MK Ran Cohen (Meretz), who called Olmert's appearance before the committee "haughty," said everyone in Israel knows the war is the forerunner for the next one. "This war ended in complete failure," Cohen added.

Banging on the table angrily in response to the criticism, Olmert said, "I'm sorry that some MKs have lost their sense of proportion. Stop exaggerating.

"No danger to Israel was revealed during the past month. You didn't know that Hezbollah had 12,000 missiles in Lebanon? You didn't know that Iran supported them?"

Olmert also told the committee that "there were failures in the war, but there were also amazing achievements.
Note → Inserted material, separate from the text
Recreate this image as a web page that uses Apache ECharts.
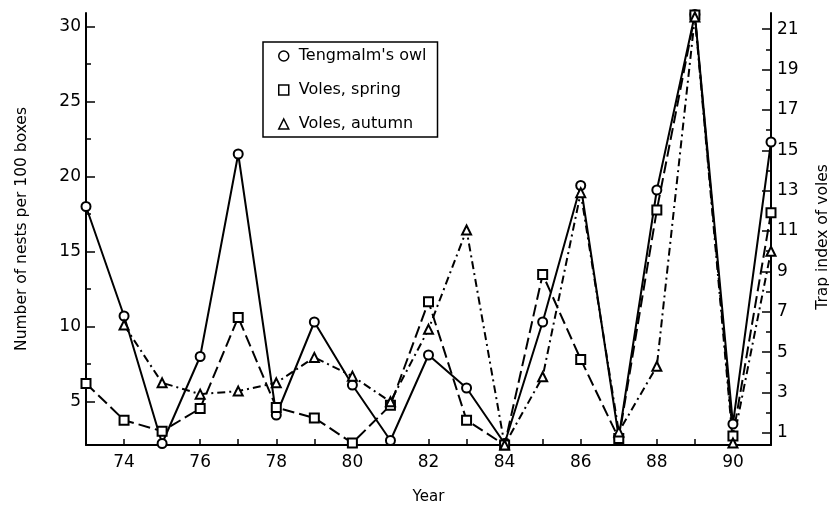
<!DOCTYPE html>
<html>
<head>
<meta charset="utf-8">
<script src="https://cdn.jsdelivr.net/npm/echarts@6/dist/echarts.min.js"></script>
<style>
  html, body { margin: 0; padding: 0; background: #fff; }
  #chart { width: 829px; height: 505px; }
</style>
</head>
<body>
<div id="chart"></div>
<script>
// years 1973-1991
const years = [73, 74, 75, 76, 77, 78, 79, 80, 81, 82, 83, 84, 85, 86, 87, 88, 89, 90, 91];
// nests per 100 boxes (left axis)
const owl = [18.0, 10.7, 2.2, 8.0, 21.5, 4.1, 10.3, 6.1, 2.4, 8.1, 5.9, 2.2, 10.3, 19.4, 2.6, 19.1, 30.8, 3.5, 22.3];
// trap index (right axis)
const volesSpring = [3.45, 1.63, 1.08, 2.21, 6.72, 2.26, 1.74, 0.5, 2.37, 7.5, 1.63, 0.4, 8.85, 4.64, 0.72, 12.04, 21.7, 0.84, 11.9];
const volesAutumn = [null, 6.34, 3.48, 2.92, 3.07, 3.48, 4.74, 3.81, 2.54, 6.13, 11.05, 0.4, 3.78, 12.9, 1.05, 4.3, 21.6, 0.5, 10.0];

const leftTicks = [5, 10, 15, 20, 25, 30];
const leftMinor = [7.5, 12.5, 17.5, 22.5, 27.5];
const rightTicks = [1, 3, 5, 7, 9, 11, 13, 15, 17, 19, 21];
const rightMinor = [2, 4, 6, 8, 10, 12, 14, 16, 18, 20];

const font = 'DejaVu Sans';
const pairs = arr => years.map((y, i) => arr[i] == null ? [y, '-'] : [y, arr[i]]);

var chart = echarts.init(document.getElementById('chart'));

// shared look of the y axes
function yAx(opts) {
  return Object.assign({
    type: 'value',
    splitLine: { show: false },
    axisLine: { show: true, onZero: false, lineStyle: { color: '#000', width: 2 } },
  }, opts);
}

var option = {
  animation: false,
  backgroundColor: '#fff',
  grid: { left: 86, right: 58, top: 13, bottom: 60, outerBoundsMode: 'none' },
  legend: {
    orient: 'vertical',
    left: 263,
    top: 42,
    padding: [6, 11, 5, 15],
    itemGap: 18,
    itemWidth: 10,
    itemHeight: 10,
    borderColor: '#000',
    borderWidth: 1.5,
    itemStyle: { color: '#fff', borderColor: '#000', borderWidth: 1.5 },
    textStyle: { fontFamily: font, fontSize: 16, color: '#000', padding: [0, 0, 0, 5] },
    data: [
      { name: "Tengmalm's owl", icon: 'circle' },
      { name: 'Voles, spring', icon: 'rect' },
      { name: 'Voles, autumn', icon: 'triangle' }
    ]
  },
  xAxis: {
    type: 'value',
    min: 73,
    max: 91,
    interval: 1,
    name: 'Year',
    nameLocation: 'middle',
    nameGap: 45,
    nameTextStyle: { fontFamily: font, fontSize: 15, color: '#000' },
    splitLine: { show: false },
    axisLine: { onZero: false, lineStyle: { color: '#000', width: 2 } },
    axisTick: { inside: true, length: 6, lineStyle: { color: '#000', width: 1.5 } },
    axisLabel: {
      margin: 9,
      fontFamily: font, fontSize: 17, color: '#000',
      formatter: v => (v % 2 === 0 ? String(v) : '')
    }
  },
  yAxis: [
    yAx({
      position: 'left',
      min: 2.1, max: 30.9,
      name: 'Number of nests per 100 boxes',
      nameLocation: 'middle',
      nameGap: 56,
      nameRotate: 90,
      nameTextStyle: { fontFamily: font, fontSize: 15.5, color: '#000' },
      axisTick: { inside: true, length: 9, customValues: leftTicks, lineStyle: { color: '#000', width: 1.5 } },
      axisLabel: { margin: 5, customValues: leftTicks, fontFamily: font, fontSize: 17, color: '#000' }
    }),
    yAx({
      position: 'right',
      min: 0.4, max: 21.8,
      name: 'Trap index of voles',
      nameLocation: 'middle',
      nameGap: 44,
      nameRotate: 90,
      nameTextStyle: { fontFamily: font, fontSize: 15.5, color: '#000', padding: [0, 16, 0, 0] },
      axisTick: { inside: true, length: 9, customValues: rightTicks, lineStyle: { color: '#000', width: 1.5 } },
      axisLabel: { margin: 6, customValues: rightTicks, fontFamily: font, fontSize: 17, color: '#000' }
    }),
    // minor ticks
    yAx({
      position: 'left', min: 2.1, max: 30.9,
      axisLine: { show: false },
      axisTick: { inside: true, length: 5, customValues: leftMinor, lineStyle: { color: '#000', width: 1.5 } },
      axisLabel: { show: false }
    }),
    yAx({
      position: 'right', min: 0.4, max: 21.8,
      axisLine: { show: false },
      axisTick: { inside: true, length: 5, customValues: rightMinor, lineStyle: { color: '#000', width: 1.5 } },
      axisLabel: { show: false }
    })
  ],
  series: [
    {
      name: "Tengmalm's owl",
      type: 'line',
      yAxisIndex: 0,
      data: pairs(owl),
      symbol: 'emptyCircle',
      symbolSize: 9,
      itemStyle: { color: '#000', borderWidth: 1.5 },
      lineStyle: { color: '#000', width: 2, type: 'solid' }
    },
    {
      name: 'Voles, spring',
      type: 'line',
      yAxisIndex: 1,
      data: pairs(volesSpring),
      symbol: 'emptyRect',
      symbolSize: 9,
      itemStyle: { color: '#000', borderWidth: 1.5 },
      lineStyle: { color: '#000', width: 2, type: [12, 5] }
    },
    {
      name: 'Voles, autumn',
      type: 'line',
      yAxisIndex: 1,
      data: pairs(volesAutumn),
      symbol: 'emptyTriangle',
      symbolSize: 9,
      itemStyle: { color: '#000', borderWidth: 1.5 },
      lineStyle: { color: '#000', width: 2, type: [8, 4, 2, 4] }
    }
  ]
};
option && chart.setOption(option);
</script>
</body>
</html>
Has the U.S. collapsed after three years in Iraq? What's the panic? We all make mistakes, I first of all."

"What did you think, that there would be a war and nothing would happen to our soldiers," Olmert asked the committee. "The claim that we lost is unfounded. Half of Lebanon is destroyed; is that a loss?"

With regard to the demand for a state commission of inquiry, Olmert said that while he valued the judicial system very highly, "that does not mean that at any given time they have to be the problem-solver."

The prime minister argued that a state commission would paralyze the political and military systems for a long period of time.
To which I say, with all sincerity: Is that a loss?

And don't you just love how the US debacle in Iraq is being used by Olmert as a positive example? Pooty-Poot didn't let aWol get away with that nonsense.